- **REQUIREMENTS**: Copy exactly the block of lines between the one containing "The picture is" and the one containing "return (x - PL) / (PR - PL)", inclusive.

- **MATERIAL**:
○ ○ ○ ○ ○

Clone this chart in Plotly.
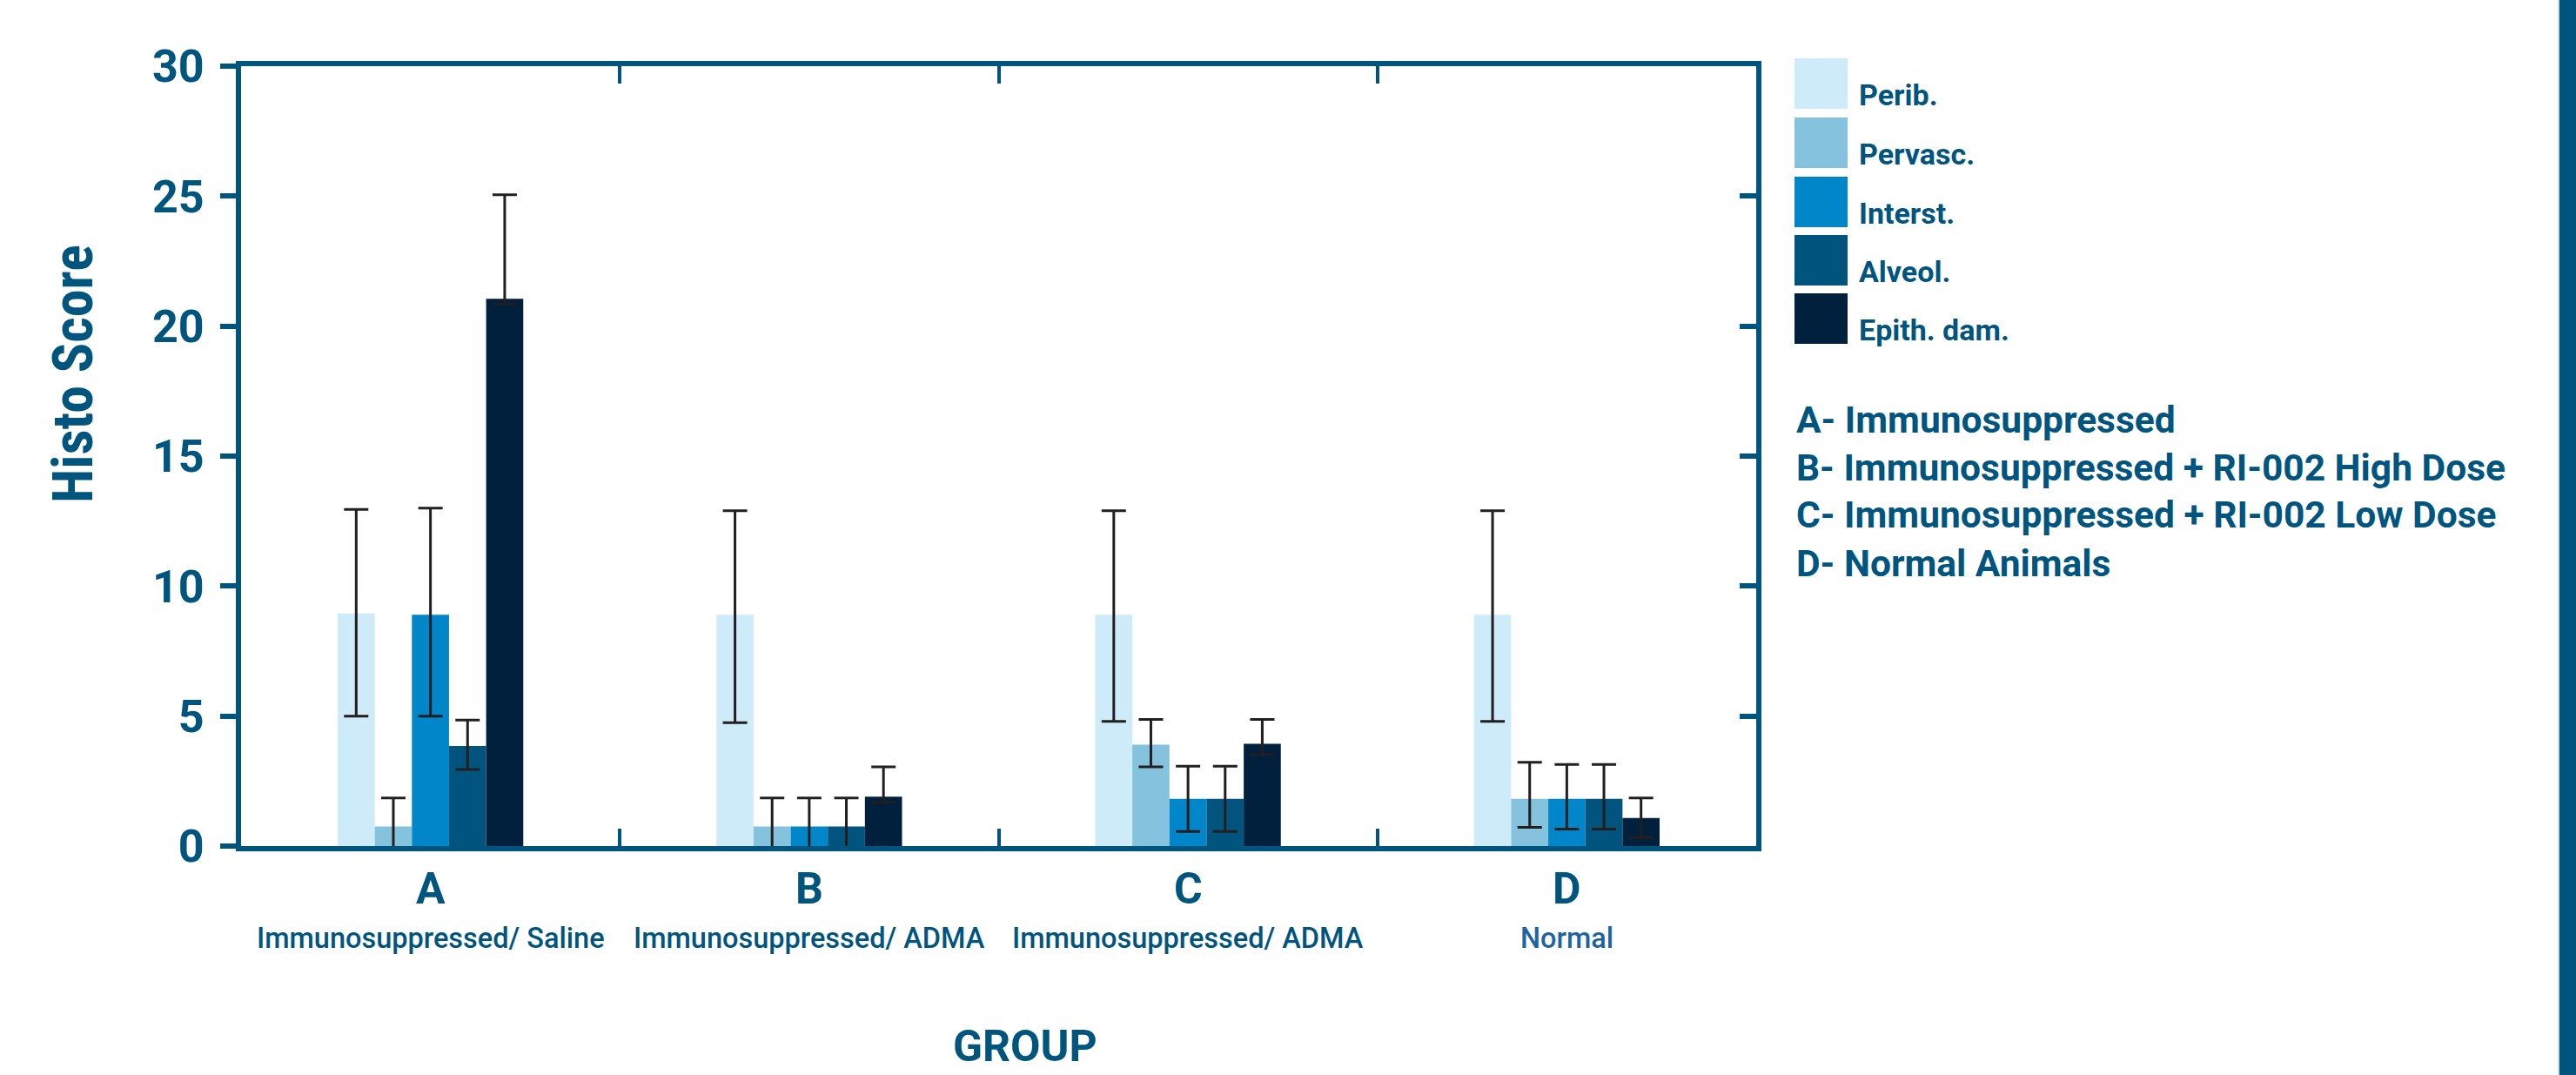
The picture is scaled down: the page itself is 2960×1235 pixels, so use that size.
import plotly.graph_objects as go

# ---------------- data ----------------
groups = ["A", "B", "C", "D"]
group_desc = ["Immunosuppressed/ Saline", "Immunosuppressed/ ADMA",
              "Immunosuppressed/ ADMA", "Normal"]
series_names = ["Perib.", "Pervasc.", "Interst.", "Alveol.", "Epith. dam."]

perib = [8.95, 8.9, 8.9, 8.9]
perib_plus = [4.0, 4.0, 4.0, 4.0]
perib_minus = [3.95, 4.15, 4.1, 4.1]

pervasc = [0.75, 0.75, 3.9, 1.82]
pervasc_plus = [1.1, 1.1, 0.97, 1.4]
pervasc_minus = [1.1, 1.1, 0.85, 1.1]

interst = [8.9, 0.75, 1.82, 1.82]
interst_plus = [4.1, 1.1, 1.25, 1.32]
interst_minus = [3.9, 1.1, 1.26, 1.17]

alveol = [3.85, 0.75, 1.82, 1.82]
alveol_plus = [1.0, 1.1, 1.25, 1.32]
alveol_minus = [0.9, 1.1, 1.26, 1.17]

epith = [21.05, 1.9, 3.93, 1.08]
epith_plus = [4.0, 1.15, 0.94, 0.77]
epith_minus = [0.2, 0.22, 0.41, 0.75]

y_ticks = [0, 5, 10, 15, 20, 25, 30]
group_notes = ["A- Immunosuppressed",
               "B- Immunosuppressed + RI-002 High Dose",
               "C- Immunosuppressed + RI-002 Low Dose",
               "D- Normal Animals"]

# ---------------- style ----------------
colors = ["#cdebf8", "#84c2dd", "#0086c9", "#00547e", "#00203e"]
TXT = "#00557f"
ERR = "#231f20"
FONT = "Roboto, Arial, sans-serif"
COND = "'Roboto Condensed', 'Noto Sans Condensed', 'Liberation Sans Narrow', Roboto, sans-serif"

W, H = 2960, 1235
PL, PR, PT, PB = 277, 2018, 76, 972  # plot area in pixels


def px(x):
    return (x - PL) / (PR - PL)


def py(y):
    return (PB - y) / (PB - PT)


values = [perib, pervasc, interst, alveol, epith]
plus = [perib_plus, pervasc_plus, interst_plus, alveol_plus, epith_plus]
minus = [perib_minus, pervasc_minus, interst_minus, alveol_minus, epith_minus]

fig = go.Figure()
for name, v, p, m, c in zip(series_names, values, plus, minus, colors):
    fig.add_trace(go.Bar(
        x=groups, y=v, name=name, marker_color=c, marker_line_width=0,
        error_y=dict(type="data", symmetric=False, array=p, arrayminus=m,
                     color=ERR, thickness=3, width=14),
        showlegend=False,
    ))

# helper trace so the right-hand (inside) ticks axis is drawn
fig.add_trace(go.Scatter(x=[None], y=[None], yaxis="y2", showlegend=False,
                         hoverinfo="skip", mode="markers"))

shapes = []
annotations = []

# legend swatches + labels
sw_top = [67, 135, 203, 270, 337]
for i, (name, c) in enumerate(zip(series_names, colors)):
    t = sw_top[i]
    shapes.append(dict(type="rect", xref="paper", yref="paper",
                       x0=px(2062), x1=px(2123), y0=py(t + 58), y1=py(t),
                       fillcolor=c, line_width=0))
    annotations.append(dict(xref="paper", yref="paper", x=px(2134), y=py(t + 42),
                            xanchor="left", yanchor="middle", showarrow=False,
                            text=name, font=dict(family=FONT, size=34, color=TXT, weight="bold")))

# group notes
note_y = [482, 537, 591, 647]
for note, yy in zip(group_notes, note_y):
    annotations.append(dict(xref="paper", yref="paper", x=px(2062), y=py(yy),
                            xanchor="left", yanchor="middle", showarrow=False,
                            text=note, font=dict(family=FONT, size=42.5, color=TXT, weight="bold")))

# category labels
desc_colors = [TXT, TXT, TXT, "#1d64a0"]
for g, d, dc in zip(groups, group_desc, desc_colors):
    annotations.append(dict(xref="x", yref="paper", x=g, y=py(1021),
                            xanchor="center", yanchor="middle", showarrow=False,
                            text=g, font=dict(family=FONT, size=50, color=TXT, weight="bold")))
    annotations.append(dict(xref="x", yref="paper", x=g, y=py(1078),
                            xanchor="center", yanchor="middle", showarrow=False,
                            text=d, font=dict(family=FONT, size=32.5, color=dc, weight=500)))

# axis titles
annotations.append(dict(xref="paper", yref="paper", x=px(1178), y=py(1202),
                        xanchor="center", yanchor="middle", showarrow=False,
                        text="GROUP", font=dict(family=FONT, size=50, color=TXT, weight="bold")))
annotations.append(dict(xref="paper", yref="paper", x=px(84), y=py(430),
                        xanchor="center", yanchor="middle", showarrow=False, textangle=-90,
                        text="Histo Score", font=dict(family=COND, size=64, color=TXT, weight="bold")))

# right edge decoration
shapes.append(dict(type="rect", xref="paper", yref="paper",
                   x0=px(2941), x1=px(2965), y0=py(1240), y1=py(-5),
                   fillcolor=TXT, line_width=0))
shapes.append(dict(type="line", xref="paper", yref="paper",
                   x0=px(2940), x1=px(2940), y0=py(1240), y1=py(-5),
                   line=dict(color="#9fb9cb", width=1)))

fig.update_layout(
    width=W, height=H,
    margin=dict(l=PL, r=W - PR, t=PT, b=H - PB, pad=0),
    paper_bgcolor="white", plot_bgcolor="white",
    barmode="group", bargap=0.51, bargroupgap=0,
    showlegend=False,
    shapes=shapes, annotations=annotations,
    xaxis=dict(range=[-0.5, 3.5], showline=True, linewidth=6, linecolor=TXT,
               mirror="ticks", ticks="inside", tickson="boundaries",
               ticklen=20, tickwidth=4, tickcolor=TXT,
               showticklabels=False, showgrid=False, zeroline=False),
    yaxis=dict(range=[0, 30], tickvals=y_ticks, showline=True, linewidth=6,
               linecolor=TXT, mirror=True, ticks="outside", ticklen=18,
               tickwidth=6, tickcolor=TXT, ticklabelstandoff=8,
               tickfont=dict(family=FONT, size=52, color=TXT, weight="bold"),
               showgrid=False, zeroline=False),
    yaxis2=dict(range=[0, 30], tickvals=y_ticks, overlaying="y", side="right",
                ticks="inside", ticklen=19, tickwidth=6, tickcolor=TXT,
                showticklabels=False, showline=False, showgrid=False, zeroline=False),
)

fig.write_html("out.html", config={"displayModeBar": False},
               post_script="document.body.style.margin='0';document.body.style.overflow='hidden';")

○ ○ ○ ○ ○

- **RESULT OF THIS EXERCISE**:
The picture is scaled down: the page itself is 2960×1235 pixels, so use that size.
import plotly.graph_objects as go

# ---------------- data ----------------
groups = ["A", "B", "C", "D"]
group_desc = ["Immunosuppressed/ Saline", "Immunosuppressed/ ADMA",
              "Immunosuppressed/ ADMA", "Normal"]
series_names = ["Perib.", "Pervasc.", "Interst.", "Alveol.", "Epith. dam."]

perib = [8.95, 8.9, 8.9, 8.9]
perib_plus = [4.0, 4.0, 4.0, 4.0]
perib_minus = [3.95, 4.15, 4.1, 4.1]

pervasc = [0.75, 0.75, 3.9, 1.82]
pervasc_plus = [1.1, 1.1, 0.97, 1.4]
pervasc_minus = [1.1, 1.1, 0.85, 1.1]

interst = [8.9, 0.75, 1.82, 1.82]
interst_plus = [4.1, 1.1, 1.25, 1.32]
interst_minus = [3.9, 1.1, 1.26, 1.17]

alveol = [3.85, 0.75, 1.82, 1.82]
alveol_plus = [1.0, 1.1, 1.25, 1.32]
alveol_minus = [0.9, 1.1, 1.26, 1.17]

epith = [21.05, 1.9, 3.93, 1.08]
epith_plus = [4.0, 1.15, 0.94, 0.77]
epith_minus = [0.2, 0.22, 0.41, 0.75]

y_ticks = [0, 5, 10, 15, 20, 25, 30]
group_notes = ["A- Immunosuppressed",
               "B- Immunosuppressed + RI-002 High Dose",
               "C- Immunosuppressed + RI-002 Low Dose",
               "D- Normal Animals"]

# ---------------- style ----------------
colors = ["#cdebf8", "#84c2dd", "#0086c9", "#00547e", "#00203e"]
TXT = "#00557f"
ERR = "#231f20"
FONT = "Roboto, Arial, sans-serif"
COND = "'Roboto Condensed', 'Noto Sans Condensed', 'Liberation Sans Narrow', Roboto, sans-serif"

W, H = 2960, 1235
PL, PR, PT, PB = 277, 2018, 76, 972  # plot area in pixels


def px(x):
    return (x - PL) / (PR - PL)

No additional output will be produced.